SECOND ARTICLE: WHETHER THERE ARE NOTIONS IN GOD

In this article St. Thomas explains in opposition to Praepositivus of Cremona that it is necessary to express the relations in the abstract, and that the relations in the abstract are called personal properties or notions. Thus paternity is said to be a notion or the objective reason denoting the person of the Father, and filiation likewise is the notion or the proper reason denoting the person of the Son, and similarly procession is the notion denoting the third person.

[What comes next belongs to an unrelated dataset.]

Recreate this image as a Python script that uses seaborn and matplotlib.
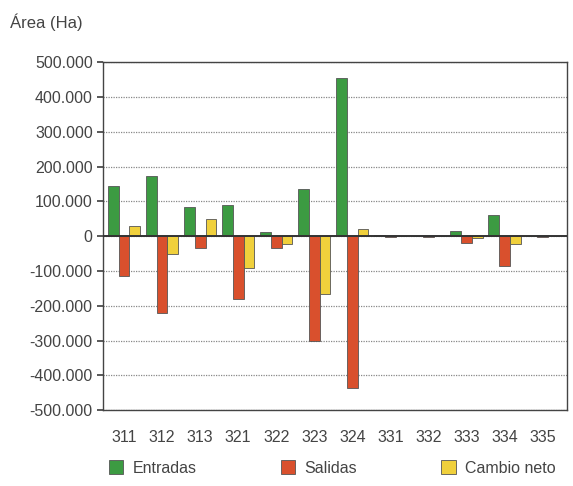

The reason for having recourse to the abstract notions of paternity, filiation, etc., is that our intellect apprehends God not as He is in Himself as a most simple being, but in the mirror of sensible things, that is, according to our method of knowing sensible things. The simple forms of sensible things are signified by abstract terms, for example, animality, humanity, whereas the suppositum is signified by concrete terms, such as this animal, and this man.

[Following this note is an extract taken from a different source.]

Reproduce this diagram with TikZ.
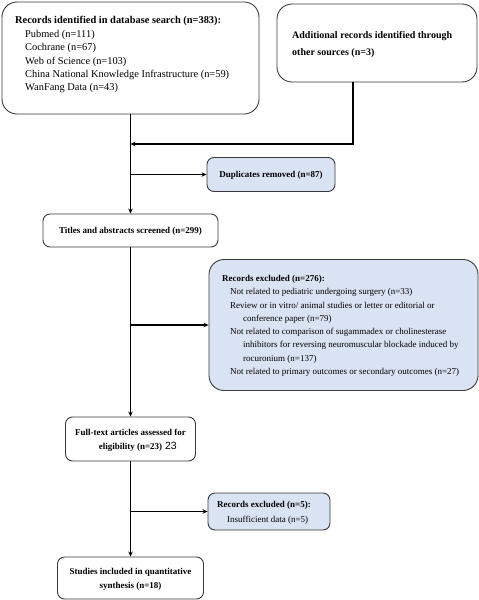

As St. Thomas says,[369] because of their simplicity we designate divine things by abstract terms, and by concrete terms because of their subsistence. Thus we speak of God and, the Deity, of wisdom and a wise man, of paternity and the Father. But we add that God is His own Deity and the Father is His own paternity. Otherwise we would not be able to reply to the heretics who ask how the three persons are one God and how they are three. For the person of the Father there is a special reason since the person of the Father is actively referred to the two other persons by the two relations of paternity and active spiration. These two relations cannot be reduced to one, otherwise filiation and passive spiration would be identified and thus there would be only two persons. Thus we must admit two notions for the Father, namely, paternity and active spiration, and the latter is common to Him and to the Son.